> **Raw data**:
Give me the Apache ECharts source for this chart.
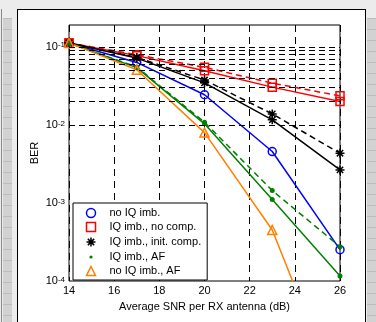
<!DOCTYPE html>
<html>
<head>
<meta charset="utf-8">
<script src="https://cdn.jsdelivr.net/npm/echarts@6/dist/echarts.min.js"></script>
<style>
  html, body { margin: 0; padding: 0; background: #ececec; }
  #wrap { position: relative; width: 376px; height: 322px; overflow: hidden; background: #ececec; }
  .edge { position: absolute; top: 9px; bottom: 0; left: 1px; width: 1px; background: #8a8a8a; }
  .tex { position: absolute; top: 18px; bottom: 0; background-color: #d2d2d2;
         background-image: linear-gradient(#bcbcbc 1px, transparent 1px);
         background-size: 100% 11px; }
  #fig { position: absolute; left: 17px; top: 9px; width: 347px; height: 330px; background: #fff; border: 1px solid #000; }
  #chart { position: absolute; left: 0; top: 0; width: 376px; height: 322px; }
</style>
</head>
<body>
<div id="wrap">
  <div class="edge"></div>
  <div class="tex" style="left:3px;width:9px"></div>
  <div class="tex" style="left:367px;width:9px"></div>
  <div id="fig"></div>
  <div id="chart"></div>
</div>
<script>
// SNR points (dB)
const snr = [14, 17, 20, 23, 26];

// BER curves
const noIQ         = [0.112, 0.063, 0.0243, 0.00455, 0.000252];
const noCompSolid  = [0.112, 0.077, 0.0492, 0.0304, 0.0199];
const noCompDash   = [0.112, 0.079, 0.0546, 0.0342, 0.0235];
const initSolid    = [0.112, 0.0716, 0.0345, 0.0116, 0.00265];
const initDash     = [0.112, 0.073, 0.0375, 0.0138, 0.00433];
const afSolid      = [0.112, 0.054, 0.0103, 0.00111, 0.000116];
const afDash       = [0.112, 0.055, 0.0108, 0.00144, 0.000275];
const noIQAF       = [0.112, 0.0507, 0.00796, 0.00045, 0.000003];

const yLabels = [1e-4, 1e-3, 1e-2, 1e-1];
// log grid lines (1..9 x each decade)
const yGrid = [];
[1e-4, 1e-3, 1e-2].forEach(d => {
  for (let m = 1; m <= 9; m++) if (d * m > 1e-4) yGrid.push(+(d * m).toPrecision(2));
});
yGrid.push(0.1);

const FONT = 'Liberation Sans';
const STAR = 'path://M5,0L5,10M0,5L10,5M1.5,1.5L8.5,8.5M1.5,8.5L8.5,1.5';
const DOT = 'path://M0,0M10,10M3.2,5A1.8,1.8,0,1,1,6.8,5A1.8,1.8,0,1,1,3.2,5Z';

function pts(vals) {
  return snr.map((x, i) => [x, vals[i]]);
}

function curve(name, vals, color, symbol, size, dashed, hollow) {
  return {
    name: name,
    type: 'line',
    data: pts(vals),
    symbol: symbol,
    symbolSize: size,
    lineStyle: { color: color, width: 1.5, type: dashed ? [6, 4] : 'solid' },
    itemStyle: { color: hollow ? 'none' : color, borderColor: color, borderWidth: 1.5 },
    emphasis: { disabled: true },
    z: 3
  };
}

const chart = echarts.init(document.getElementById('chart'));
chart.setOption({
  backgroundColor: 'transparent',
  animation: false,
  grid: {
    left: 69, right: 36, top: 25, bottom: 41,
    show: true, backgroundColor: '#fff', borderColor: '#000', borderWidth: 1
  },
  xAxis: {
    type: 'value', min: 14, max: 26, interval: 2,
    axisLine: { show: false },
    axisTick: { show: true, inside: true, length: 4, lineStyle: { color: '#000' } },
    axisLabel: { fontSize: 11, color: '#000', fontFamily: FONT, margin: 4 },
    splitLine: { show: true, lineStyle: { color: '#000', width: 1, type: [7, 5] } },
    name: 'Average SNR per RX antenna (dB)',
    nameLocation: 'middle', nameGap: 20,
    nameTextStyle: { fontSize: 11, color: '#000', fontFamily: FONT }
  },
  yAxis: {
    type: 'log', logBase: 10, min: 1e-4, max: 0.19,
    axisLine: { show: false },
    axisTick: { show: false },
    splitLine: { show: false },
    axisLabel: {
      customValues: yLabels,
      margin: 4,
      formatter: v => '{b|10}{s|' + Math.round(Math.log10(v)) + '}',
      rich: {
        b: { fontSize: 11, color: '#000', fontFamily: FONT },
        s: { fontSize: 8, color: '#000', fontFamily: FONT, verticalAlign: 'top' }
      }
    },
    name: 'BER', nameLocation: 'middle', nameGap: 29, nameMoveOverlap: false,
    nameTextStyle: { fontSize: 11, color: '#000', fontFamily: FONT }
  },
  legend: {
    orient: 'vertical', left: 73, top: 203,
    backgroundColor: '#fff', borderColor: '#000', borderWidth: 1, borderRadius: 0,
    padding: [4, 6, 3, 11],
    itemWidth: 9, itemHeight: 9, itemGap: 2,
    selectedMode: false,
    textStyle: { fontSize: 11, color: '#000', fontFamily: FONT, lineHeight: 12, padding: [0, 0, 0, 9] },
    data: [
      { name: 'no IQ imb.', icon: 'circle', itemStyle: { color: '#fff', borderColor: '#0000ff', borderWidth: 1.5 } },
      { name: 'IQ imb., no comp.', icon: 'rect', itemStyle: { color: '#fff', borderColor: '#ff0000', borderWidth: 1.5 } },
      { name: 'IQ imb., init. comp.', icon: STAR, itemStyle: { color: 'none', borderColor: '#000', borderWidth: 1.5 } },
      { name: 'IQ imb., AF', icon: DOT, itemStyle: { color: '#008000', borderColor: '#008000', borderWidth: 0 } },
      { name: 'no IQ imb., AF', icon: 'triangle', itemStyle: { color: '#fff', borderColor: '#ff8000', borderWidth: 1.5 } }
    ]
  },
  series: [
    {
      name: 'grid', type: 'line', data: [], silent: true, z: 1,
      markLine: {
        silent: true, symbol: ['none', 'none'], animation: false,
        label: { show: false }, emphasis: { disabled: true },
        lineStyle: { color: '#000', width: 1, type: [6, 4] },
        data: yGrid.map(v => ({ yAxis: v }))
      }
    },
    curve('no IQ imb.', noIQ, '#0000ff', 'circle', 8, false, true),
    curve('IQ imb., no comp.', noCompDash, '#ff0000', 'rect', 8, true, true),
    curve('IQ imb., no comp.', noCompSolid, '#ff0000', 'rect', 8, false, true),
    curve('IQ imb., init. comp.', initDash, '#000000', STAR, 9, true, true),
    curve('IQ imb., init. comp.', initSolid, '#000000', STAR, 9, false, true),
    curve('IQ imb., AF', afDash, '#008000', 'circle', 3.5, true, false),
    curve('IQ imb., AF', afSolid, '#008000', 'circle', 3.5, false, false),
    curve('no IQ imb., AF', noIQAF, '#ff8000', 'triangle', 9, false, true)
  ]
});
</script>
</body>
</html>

> **Set task**: Everything from the first line of the listing above through the line that contains "0.00796, 0.00045, 0.000003];" is to be restated word for word, minus the pictures.

> **Solution**:
Give me the Apache ECharts source for this chart.
<!DOCTYPE html>
<html>
<head>
<meta charset="utf-8">
<script src="https://cdn.jsdelivr.net/npm/echarts@6/dist/echarts.min.js"></script>
<style>
  html, body { margin: 0; padding: 0; background: #ececec; }
  #wrap { position: relative; width: 376px; height: 322px; overflow: hidden; background: #ececec; }
  .edge { position: absolute; top: 9px; bottom: 0; left: 1px; width: 1px; background: #8a8a8a; }
  .tex { position: absolute; top: 18px; bottom: 0; background-color: #d2d2d2;
         background-image: linear-gradient(#bcbcbc 1px, transparent 1px);
         background-size: 100% 11px; }
  #fig { position: absolute; left: 17px; top: 9px; width: 347px; height: 330px; background: #fff; border: 1px solid #000; }
  #chart { position: absolute; left: 0; top: 0; width: 376px; height: 322px; }
</style>
</head>
<body>
<div id="wrap">
  <div class="edge"></div>
  <div class="tex" style="left:3px;width:9px"></div>
  <div class="tex" style="left:367px;width:9px"></div>
  <div id="fig"></div>
  <div id="chart"></div>
</div>
<script>
// SNR points (dB)
const snr = [14, 17, 20, 23, 26];

// BER curves
const noIQ         = [0.112, 0.063, 0.0243, 0.00455, 0.000252];
const noCompSolid  = [0.112, 0.077, 0.0492, 0.0304, 0.0199];
const noCompDash   = [0.112, 0.079, 0.0546, 0.0342, 0.0235];
const initSolid    = [0.112, 0.0716, 0.0345, 0.0116, 0.00265];
const initDash     = [0.112, 0.073, 0.0375, 0.0138, 0.00433];
const afSolid      = [0.112, 0.054, 0.0103, 0.00111, 0.000116];
const afDash       = [0.112, 0.055, 0.0108, 0.00144, 0.000275];
const noIQAF       = [0.112, 0.0507, 0.00796, 0.00045, 0.000003];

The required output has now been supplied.